I don’t want women to participate in their own devaluation anymore, and I don’t want men to do it either. I can hear people claiming that I am blowing this article out of proportion, that I’m reading extra meaning into it, but I don’t think this is true. Members of dominant groups, and those who have internalized to a great extent the message of the dominant group, always trivialize the claim that prejudice and discrimination are a “big deal.” Not recognizing this sort of thing for what it is only guarantees that it will continue to be normal. Male actors can be frumpy, fat, the equivalent of what in a woman would be called “ugly” (and not take-away-the-glasses-and-I’m-sexy ugly, either) and still be considered successful and even have sex appeal, whereas women are scrutinized and critiqued for every flaw, as well as any natural variation from what is considered the ideal female—for example, a hooked nose or frizzy hair. The effects of this on the female psyche are well-documented: studies almost universally show that women and girls who internalize this message are more likely to suffer from depression, eating disorders, low self-esteem, and a host of other negative consequences.

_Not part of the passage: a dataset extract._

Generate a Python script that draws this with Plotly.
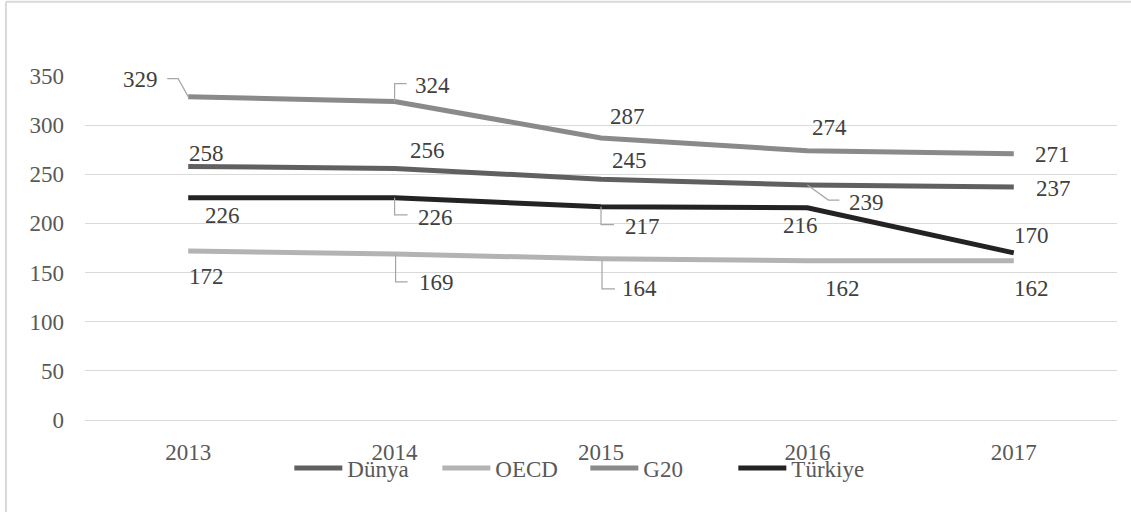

And this sort of message is everywhere once you let yourself see it, even if it is a little more polished than that LA Times article. A recent issue of Vanity Fair featured an interview with Kate Winslet, written by a woman, which began by describing the actress’s “one flaw” as smoking. It went on to emphasize that Winslet used to be a “fat kid,” and has been described as having a “Rubenesque” figure, but now, after having two children, her body has “settled into itself,” presumably as the slender woman posing nude on the facing page. Evidently we are to assume that, contrary to most women’s lived experience, childbirth should actually enhance your girlish figure, not ruin it. There is no mention of a personal trainer, a cook, a nanny, or even Winslet's own thoughts on her body, beyond the oft-repeated quote about having once been plump.
The overall tone of the article is at once disturbing and comforting: Winslet is just like us, it says. “Anyone can commit to 20 minutes [of cardiovascular exercise] a day,” says the actress in the interview, “especially if there is a glass of chardonnay at the end.” Perhaps. But that doesn’t mean that Winslet’s dependence upon her looks for her career and her above-average wealth don’t give her an advantage over most women, as far as controlling a “Rubenesque figure” is concerned. And let’s not pretend that smoking, one of the most widely (if indirectly) touted appetite suppressants in America, might not have something to do with it. (Even if it doesn’t, the fact is that the association is already there for anyone living in the modern world, and reinforces cigarettes’ cachet and sexiness.) Again, however, the author of the article simply ignores these potential points of departure for some real analysis, not just of movie plots and actress biography, but of the way our culture defines womanhood and femininity, and decides instead to happily build up Winslet’s two recent movies and her “normal life.”
We know that “nobody” believes that women are useless unless they are beautiful and young. Sometimes, though, “nobody” ends up looking a lot like “everybody”. The logical end of our treatment of women, and the microcosm of what we see in the treatment of female celebrities, is that we do in fact value women more, or only, when they are beautiful. We trust ourselves to continue to give at least nominal value to women as “people” (as a male-identified society, it is men we think of first as “people”) but this is a trust that historically has not proved wise. Unfortunately, nobody’s personhood is guaranteed—not women, Jews, blacks or any other minority or perceived Other. We are still becoming the people we want to be, and this requires scrupulous attention. Unfortunately, print media is less and less a place to see scrupulous attention paid to issues of the day, and more and more a place to find mindless lauding of celebrities, politicians, and social norms.
*Note: the title of this post is utterly, horribly sarcastic.